Input records

....

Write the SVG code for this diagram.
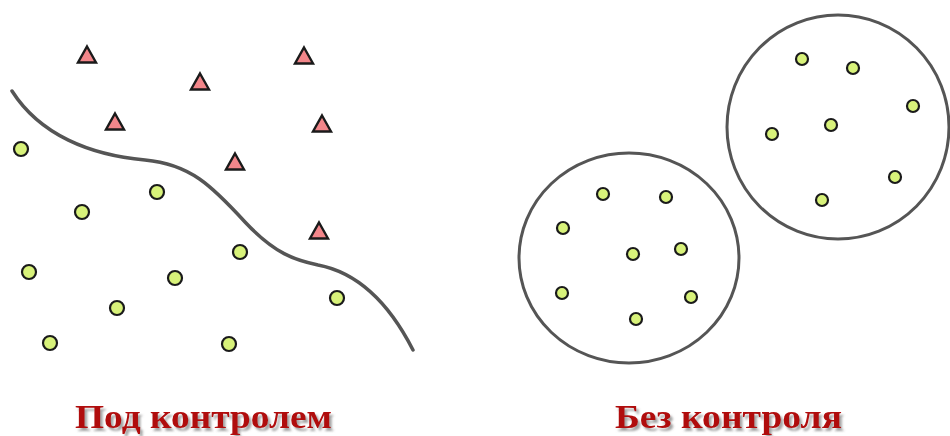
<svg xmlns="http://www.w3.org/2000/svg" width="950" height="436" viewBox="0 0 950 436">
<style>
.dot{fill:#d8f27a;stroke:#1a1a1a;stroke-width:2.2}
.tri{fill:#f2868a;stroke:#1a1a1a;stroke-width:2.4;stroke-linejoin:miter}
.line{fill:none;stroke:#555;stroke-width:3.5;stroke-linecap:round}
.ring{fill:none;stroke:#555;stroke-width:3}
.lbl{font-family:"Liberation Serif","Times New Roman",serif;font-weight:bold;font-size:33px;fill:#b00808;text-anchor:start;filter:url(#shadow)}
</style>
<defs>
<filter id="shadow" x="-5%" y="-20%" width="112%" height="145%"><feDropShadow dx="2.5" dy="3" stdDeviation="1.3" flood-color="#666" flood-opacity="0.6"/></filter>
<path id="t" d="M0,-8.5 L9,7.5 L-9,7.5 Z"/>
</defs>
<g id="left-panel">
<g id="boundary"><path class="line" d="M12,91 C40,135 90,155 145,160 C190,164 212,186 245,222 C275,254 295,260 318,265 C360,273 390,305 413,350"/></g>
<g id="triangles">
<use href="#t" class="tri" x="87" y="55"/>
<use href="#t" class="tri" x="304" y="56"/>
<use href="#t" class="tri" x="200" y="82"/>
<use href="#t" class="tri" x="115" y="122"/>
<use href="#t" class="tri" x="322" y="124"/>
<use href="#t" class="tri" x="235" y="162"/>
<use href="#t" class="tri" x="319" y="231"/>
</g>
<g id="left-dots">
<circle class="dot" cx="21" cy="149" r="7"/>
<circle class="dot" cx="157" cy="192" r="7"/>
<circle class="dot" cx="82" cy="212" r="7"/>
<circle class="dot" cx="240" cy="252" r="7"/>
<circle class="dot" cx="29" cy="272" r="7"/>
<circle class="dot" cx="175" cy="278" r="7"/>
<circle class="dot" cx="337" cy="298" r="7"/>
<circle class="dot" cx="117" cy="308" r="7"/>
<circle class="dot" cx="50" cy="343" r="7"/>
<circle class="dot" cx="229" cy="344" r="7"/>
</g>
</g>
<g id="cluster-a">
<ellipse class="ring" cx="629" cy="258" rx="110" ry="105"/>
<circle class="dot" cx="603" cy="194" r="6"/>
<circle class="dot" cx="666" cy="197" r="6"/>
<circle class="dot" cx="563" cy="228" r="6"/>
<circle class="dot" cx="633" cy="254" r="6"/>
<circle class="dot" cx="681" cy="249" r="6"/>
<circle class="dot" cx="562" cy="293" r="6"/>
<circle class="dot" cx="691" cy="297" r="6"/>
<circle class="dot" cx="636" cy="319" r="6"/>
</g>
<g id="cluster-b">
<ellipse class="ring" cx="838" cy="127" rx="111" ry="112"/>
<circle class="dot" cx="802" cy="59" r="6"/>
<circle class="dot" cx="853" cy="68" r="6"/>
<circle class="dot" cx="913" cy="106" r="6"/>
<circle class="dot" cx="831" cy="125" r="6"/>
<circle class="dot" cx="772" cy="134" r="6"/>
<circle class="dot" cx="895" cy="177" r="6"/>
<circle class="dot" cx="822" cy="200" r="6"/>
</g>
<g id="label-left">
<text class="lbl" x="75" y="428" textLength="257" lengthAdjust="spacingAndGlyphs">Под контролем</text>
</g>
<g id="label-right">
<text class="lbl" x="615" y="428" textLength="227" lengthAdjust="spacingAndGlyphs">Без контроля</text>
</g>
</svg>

....

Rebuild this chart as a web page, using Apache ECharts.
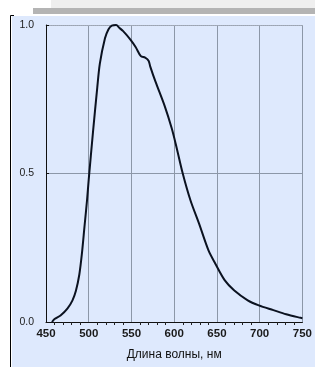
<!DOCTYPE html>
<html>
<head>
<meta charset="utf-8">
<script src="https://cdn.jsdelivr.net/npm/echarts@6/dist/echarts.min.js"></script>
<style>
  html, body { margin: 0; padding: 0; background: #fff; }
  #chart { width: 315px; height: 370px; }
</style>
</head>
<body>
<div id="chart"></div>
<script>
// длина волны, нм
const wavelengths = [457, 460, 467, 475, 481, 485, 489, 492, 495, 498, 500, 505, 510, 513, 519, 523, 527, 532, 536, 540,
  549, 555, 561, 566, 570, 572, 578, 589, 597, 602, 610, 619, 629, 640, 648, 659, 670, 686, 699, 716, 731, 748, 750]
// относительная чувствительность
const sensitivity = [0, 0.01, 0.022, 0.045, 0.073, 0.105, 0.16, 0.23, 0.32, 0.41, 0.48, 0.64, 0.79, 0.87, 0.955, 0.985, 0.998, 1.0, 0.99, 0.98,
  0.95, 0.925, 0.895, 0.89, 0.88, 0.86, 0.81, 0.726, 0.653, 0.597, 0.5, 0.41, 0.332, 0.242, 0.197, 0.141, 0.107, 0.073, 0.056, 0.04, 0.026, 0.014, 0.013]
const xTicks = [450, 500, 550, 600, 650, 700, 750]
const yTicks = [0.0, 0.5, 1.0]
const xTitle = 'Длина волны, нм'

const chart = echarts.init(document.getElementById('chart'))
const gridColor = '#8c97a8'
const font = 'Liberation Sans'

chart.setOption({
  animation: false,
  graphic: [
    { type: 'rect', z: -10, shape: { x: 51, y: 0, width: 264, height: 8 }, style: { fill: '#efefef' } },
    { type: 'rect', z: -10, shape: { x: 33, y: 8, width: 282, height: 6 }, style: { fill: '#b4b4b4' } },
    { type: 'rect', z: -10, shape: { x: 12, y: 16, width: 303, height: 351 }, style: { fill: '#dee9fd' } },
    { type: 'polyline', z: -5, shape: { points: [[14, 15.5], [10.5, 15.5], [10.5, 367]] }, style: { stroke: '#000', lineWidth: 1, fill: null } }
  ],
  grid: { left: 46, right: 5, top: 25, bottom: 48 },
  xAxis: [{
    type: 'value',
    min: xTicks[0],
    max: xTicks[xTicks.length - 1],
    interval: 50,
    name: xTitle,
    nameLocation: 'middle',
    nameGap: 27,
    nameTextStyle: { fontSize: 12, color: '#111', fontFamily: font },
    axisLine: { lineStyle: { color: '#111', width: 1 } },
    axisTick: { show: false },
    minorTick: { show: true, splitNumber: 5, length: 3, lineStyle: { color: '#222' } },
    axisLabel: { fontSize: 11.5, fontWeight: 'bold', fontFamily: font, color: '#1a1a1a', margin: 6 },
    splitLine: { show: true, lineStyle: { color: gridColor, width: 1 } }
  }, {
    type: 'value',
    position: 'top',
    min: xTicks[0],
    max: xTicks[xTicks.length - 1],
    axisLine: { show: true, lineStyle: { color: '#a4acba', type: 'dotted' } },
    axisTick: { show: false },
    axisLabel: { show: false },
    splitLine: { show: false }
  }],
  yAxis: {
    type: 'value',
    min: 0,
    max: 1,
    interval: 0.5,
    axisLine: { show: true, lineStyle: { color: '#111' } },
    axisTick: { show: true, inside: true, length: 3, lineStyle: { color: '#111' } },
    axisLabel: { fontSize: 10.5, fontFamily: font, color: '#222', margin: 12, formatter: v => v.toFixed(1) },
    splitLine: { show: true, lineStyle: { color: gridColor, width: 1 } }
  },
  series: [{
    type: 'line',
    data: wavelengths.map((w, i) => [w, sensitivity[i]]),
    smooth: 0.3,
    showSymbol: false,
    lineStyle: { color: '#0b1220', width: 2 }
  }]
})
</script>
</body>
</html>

....

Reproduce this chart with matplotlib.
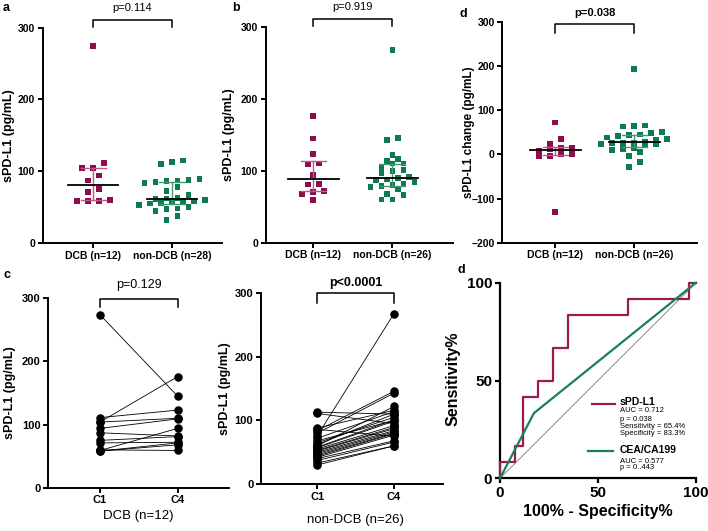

....

Exercise goal
Sift through the entries and copy every line with "this".

Response below
Write the SVG code for this diagram.
Rebuild this chart as a web page, using Apache ECharts.
Reproduce this chart with matplotlib.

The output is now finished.